■ WORK REQUIRED
Transcribe the material word for word, but without the images.

■ INFORMATION SUPPLIED
* * * * * * *
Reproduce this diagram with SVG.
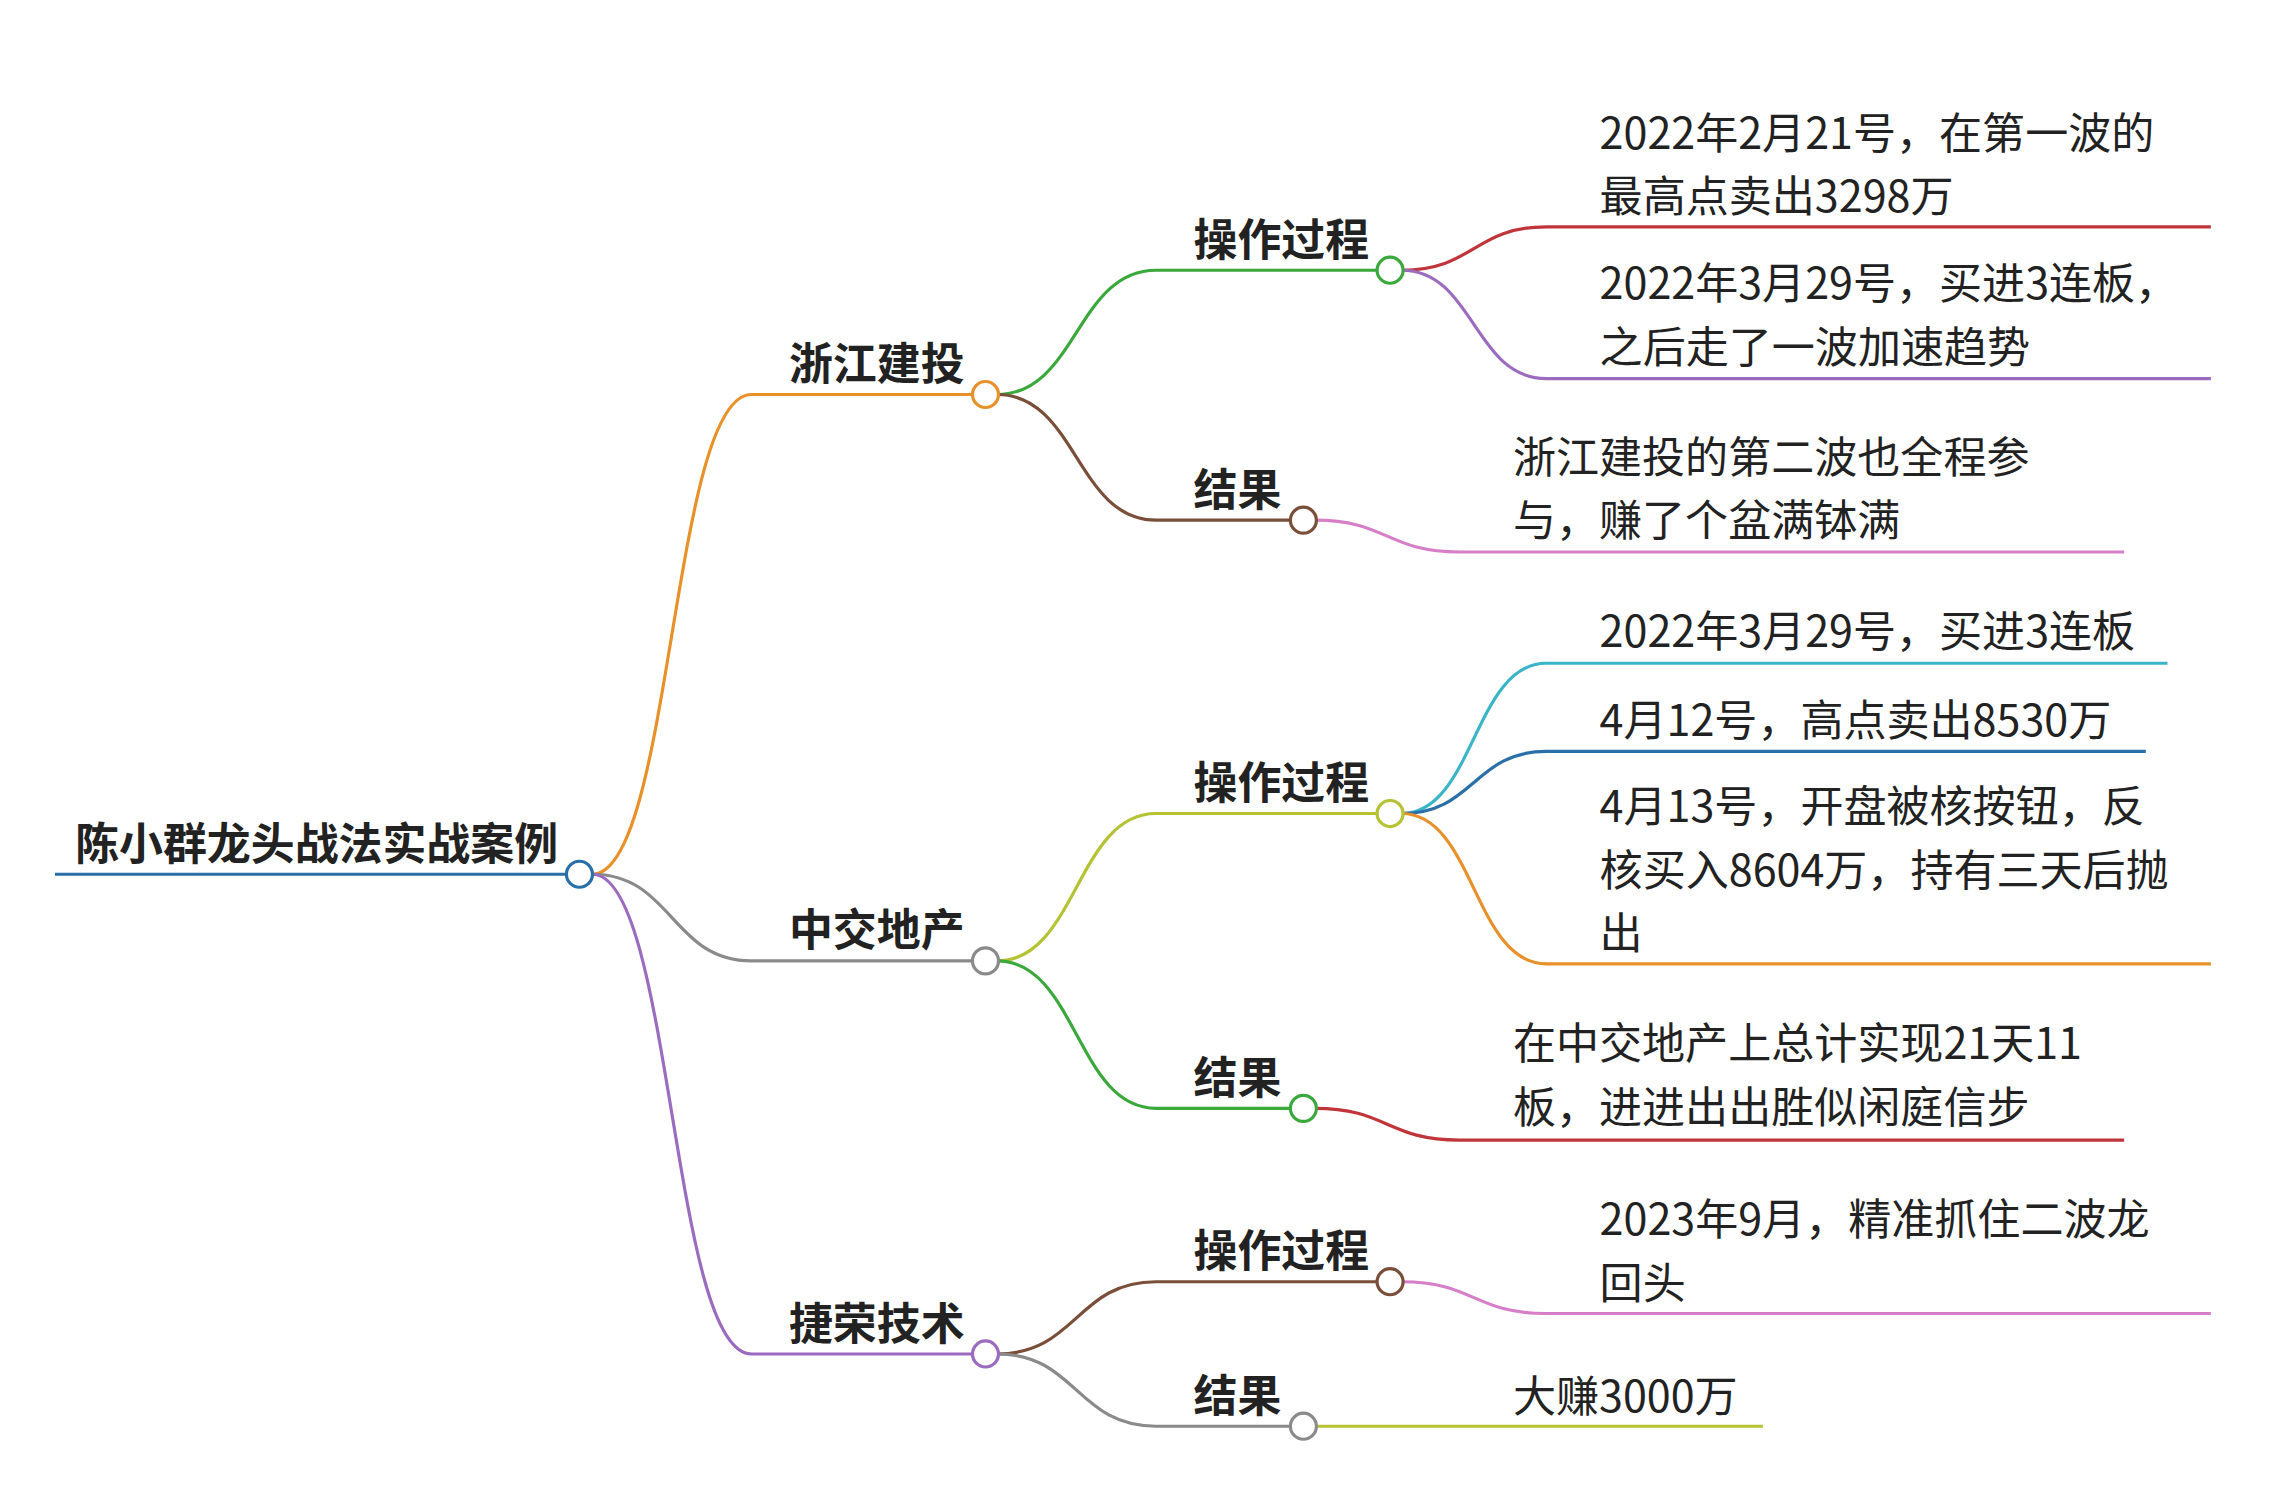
<svg xmlns="http://www.w3.org/2000/svg" width="2270" height="1505" viewBox="0 0 2270 1505">
<style>
.l{fill:none;stroke-width:2.2}
.c{fill:#fff;stroke-width:2.2}
.t{font-family:"Noto Sans CJK SC","Noto Sans",sans-serif;font-size:29.8px;fill:#222}
.b{font-family:"Noto Sans CJK SC","Noto Sans",sans-serif;font-size:30.4px;font-weight:bold;fill:#222}
</style>
<rect width="2270" height="1505" fill="#fff"/>
<g transform="scale(1.445)">
<g id="connectors">
<path class="l" stroke="#2a6fa8" d="M38 605H400"/>
<path class="l" stroke="#e8902a" d="M410 605C465 605 465 273 520 273H678"/>
<path class="l" stroke="#8a8a8a" d="M410 605C465 605 465 665 520 665H678"/>
<path class="l" stroke="#9b6bbf" d="M410 605C465 605 465 937 520 937H678"/>
<path class="l" stroke="#3aa83a" d="M690 273C745 273 745 187 800 187H958"/>
<path class="l" stroke="#7a4f3a" d="M690 273C745 273 745 360 800 360H898"/>
<path class="l" stroke="#c0353a" d="M970 187C1020 187 1020 157 1070 157H1530"/>
<path class="l" stroke="#9b6bbf" d="M970 187C1020 187 1020 262 1070 262H1530"/>
<path class="l" stroke="#d67fc8" d="M910 360C960 360 960 382 1010 382H1470"/>
<path class="l" stroke="#b5c234" d="M690 665C745 665 745 563 800 563H958"/>
<path class="l" stroke="#3aa83a" d="M690 665C745 665 745 767 800 767H898"/>
<path class="l" stroke="#3ab5c8" d="M970 563C1020 563 1020 459 1070 459H1500"/>
<path class="l" stroke="#2a6fa8" d="M970 563C1020 563 1020 520 1070 520H1485"/>
<path class="l" stroke="#e8902a" d="M970 563C1020 563 1020 667 1070 667H1530"/>
<path class="l" stroke="#c0353a" d="M910 767C960 767 960 789 1010 789H1470"/>
<path class="l" stroke="#7a4f3a" d="M690 937C745 937 745 887 800 887H958"/>
<path class="l" stroke="#8a8a8a" d="M690 937C745 937 745 987 800 987H898"/>
<path class="l" stroke="#d67fc8" d="M970 887C1020 887 1020 909 1070 909H1530"/>
<path class="l" stroke="#b5c234" d="M910 987H1220"/>
</g>
<g id="root"><text class="b" x="52" y="595">陈小群龙头战法实战案例</text><circle class="c" stroke="#2a6fa8" cx="401" cy="605" r="9"/></g>
<g id="n1"><text class="b" x="546" y="263">浙江建投</text><circle class="c" stroke="#e8902a" cx="682" cy="273" r="9"/></g>
<g id="n2"><text class="b" x="546" y="655">中交地产</text><circle class="c" stroke="#8a8a8a" cx="682" cy="665" r="9"/></g>
<g id="n3"><text class="b" x="546" y="927">捷荣技术</text><circle class="c" stroke="#9b6bbf" cx="682" cy="937" r="9"/></g>
<g id="n1a"><text class="b" x="826" y="177">操作过程</text><circle class="c" stroke="#3aa83a" cx="962" cy="187" r="9"/></g>
<g id="n1b"><text class="b" x="826" y="350">结果</text><circle class="c" stroke="#7a4f3a" cx="902" cy="360" r="9"/></g>
<g id="n2a"><text class="b" x="826" y="553">操作过程</text><circle class="c" stroke="#b5c234" cx="962" cy="563" r="9"/></g>
<g id="n2b"><text class="b" x="826" y="757">结果</text><circle class="c" stroke="#3aa83a" cx="902" cy="767" r="9"/></g>
<g id="n3a"><text class="b" x="826" y="877">操作过程</text><circle class="c" stroke="#7a4f3a" cx="962" cy="887" r="9"/></g>
<g id="n3b"><text class="b" x="826" y="977">结果</text><circle class="c" stroke="#8a8a8a" cx="902" cy="987" r="9"/></g>
<g id="l1"><text class="t" x="1107" y="103">2022年2月21号，在第一波的</text><text class="t" x="1107" y="147">最高点卖出3298万</text></g>
<g id="l2"><text class="t" x="1107" y="207">2022年3月29号，买进3连板，</text><text class="t" x="1107" y="251">之后走了一波加速趋势</text></g>
<g id="l3"><text class="t" x="1047" y="327">浙江建投的第二波也全程参</text><text class="t" x="1047" y="371">与，赚了个盆满钵满</text></g>
<g id="l4"><text class="t" x="1107" y="448">2022年3月29号，买进3连板</text></g>
<g id="l5"><text class="t" x="1107" y="509">4月12号，高点卖出8530万</text></g>
<g id="l6"><text class="t" x="1107" y="569">4月13号，开盘被核按钮，反</text><text class="t" x="1107" y="613">核买入8604万，持有三天后抛</text><text class="t" x="1107" y="657">出</text></g>
<g id="l7"><text class="t" x="1047" y="733">在中交地产上总计实现21天11</text><text class="t" x="1047" y="777">板，进进出出胜似闲庭信步</text></g>
<g id="l8"><text class="t" x="1107" y="855">2023年9月，精准抓住二波龙</text><text class="t" x="1107" y="899">回头</text></g>
<g id="l9"><text class="t" x="1047" y="977">大赚3000万</text></g>
</g>
</svg>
* * * * * * *
■ COMPLETE ANSWER
Reproduce this diagram with SVG.
<svg xmlns="http://www.w3.org/2000/svg" width="2270" height="1505" viewBox="0 0 2270 1505">
<style>
.l{fill:none;stroke-width:2.2}
.c{fill:#fff;stroke-width:2.2}
.t{font-family:"Noto Sans CJK SC","Noto Sans",sans-serif;font-size:29.8px;fill:#222}
.b{font-family:"Noto Sans CJK SC","Noto Sans",sans-serif;font-size:30.4px;font-weight:bold;fill:#222}
</style>
<rect width="2270" height="1505" fill="#fff"/>
<g transform="scale(1.445)">
<g id="connectors">
<path class="l" stroke="#2a6fa8" d="M38 605H400"/>
<path class="l" stroke="#e8902a" d="M410 605C465 605 465 273 520 273H678"/>
<path class="l" stroke="#8a8a8a" d="M410 605C465 605 465 665 520 665H678"/>
<path class="l" stroke="#9b6bbf" d="M410 605C465 605 465 937 520 937H678"/>
<path class="l" stroke="#3aa83a" d="M690 273C745 273 745 187 800 187H958"/>
<path class="l" stroke="#7a4f3a" d="M690 273C745 273 745 360 800 360H898"/>
<path class="l" stroke="#c0353a" d="M970 187C1020 187 1020 157 1070 157H1530"/>
<path class="l" stroke="#9b6bbf" d="M970 187C1020 187 1020 262 1070 262H1530"/>
<path class="l" stroke="#d67fc8" d="M910 360C960 360 960 382 1010 382H1470"/>
<path class="l" stroke="#b5c234" d="M690 665C745 665 745 563 800 563H958"/>
<path class="l" stroke="#3aa83a" d="M690 665C745 665 745 767 800 767H898"/>
<path class="l" stroke="#3ab5c8" d="M970 563C1020 563 1020 459 1070 459H1500"/>
<path class="l" stroke="#2a6fa8" d="M970 563C1020 563 1020 520 1070 520H1485"/>
<path class="l" stroke="#e8902a" d="M970 563C1020 563 1020 667 1070 667H1530"/>
<path class="l" stroke="#c0353a" d="M910 767C960 767 960 789 1010 789H1470"/>
<path class="l" stroke="#7a4f3a" d="M690 937C745 937 745 887 800 887H958"/>
<path class="l" stroke="#8a8a8a" d="M690 937C745 937 745 987 800 987H898"/>
<path class="l" stroke="#d67fc8" d="M970 887C1020 887 1020 909 1070 909H1530"/>
<path class="l" stroke="#b5c234" d="M910 987H1220"/>
</g>
<g id="root"><text class="b" x="52" y="595">陈小群龙头战法实战案例</text><circle class="c" stroke="#2a6fa8" cx="401" cy="605" r="9"/></g>
<g id="n1"><text class="b" x="546" y="263">浙江建投</text><circle class="c" stroke="#e8902a" cx="682" cy="273" r="9"/></g>
<g id="n2"><text class="b" x="546" y="655">中交地产</text><circle class="c" stroke="#8a8a8a" cx="682" cy="665" r="9"/></g>
<g id="n3"><text class="b" x="546" y="927">捷荣技术</text><circle class="c" stroke="#9b6bbf" cx="682" cy="937" r="9"/></g>
<g id="n1a"><text class="b" x="826" y="177">操作过程</text><circle class="c" stroke="#3aa83a" cx="962" cy="187" r="9"/></g>
<g id="n1b"><text class="b" x="826" y="350">结果</text><circle class="c" stroke="#7a4f3a" cx="902" cy="360" r="9"/></g>
<g id="n2a"><text class="b" x="826" y="553">操作过程</text><circle class="c" stroke="#b5c234" cx="962" cy="563" r="9"/></g>
<g id="n2b"><text class="b" x="826" y="757">结果</text><circle class="c" stroke="#3aa83a" cx="902" cy="767" r="9"/></g>
<g id="n3a"><text class="b" x="826" y="877">操作过程</text><circle class="c" stroke="#7a4f3a" cx="962" cy="887" r="9"/></g>
<g id="n3b"><text class="b" x="826" y="977">结果</text><circle class="c" stroke="#8a8a8a" cx="902" cy="987" r="9"/></g>
<g id="l1"><text class="t" x="1107" y="103">2022年2月21号，在第一波的</text><text class="t" x="1107" y="147">最高点卖出3298万</text></g>
<g id="l2"><text class="t" x="1107" y="207">2022年3月29号，买进3连板，</text><text class="t" x="1107" y="251">之后走了一波加速趋势</text></g>
<g id="l3"><text class="t" x="1047" y="327">浙江建投的第二波也全程参</text><text class="t" x="1047" y="371">与，赚了个盆满钵满</text></g>
<g id="l4"><text class="t" x="1107" y="448">2022年3月29号，买进3连板</text></g>
<g id="l5"><text class="t" x="1107" y="509">4月12号，高点卖出8530万</text></g>
<g id="l6"><text class="t" x="1107" y="569">4月13号，开盘被核按钮，反</text><text class="t" x="1107" y="613">核买入8604万，持有三天后抛</text><text class="t" x="1107" y="657">出</text></g>
<g id="l7"><text class="t" x="1047" y="733">在中交地产上总计实现21天11</text><text class="t" x="1047" y="777">板，进进出出胜似闲庭信步</text></g>
<g id="l8"><text class="t" x="1107" y="855">2023年9月，精准抓住二波龙</text><text class="t" x="1107" y="899">回头</text></g>
<g id="l9"><text class="t" x="1047" y="977">大赚3000万</text></g>
</g>
</svg>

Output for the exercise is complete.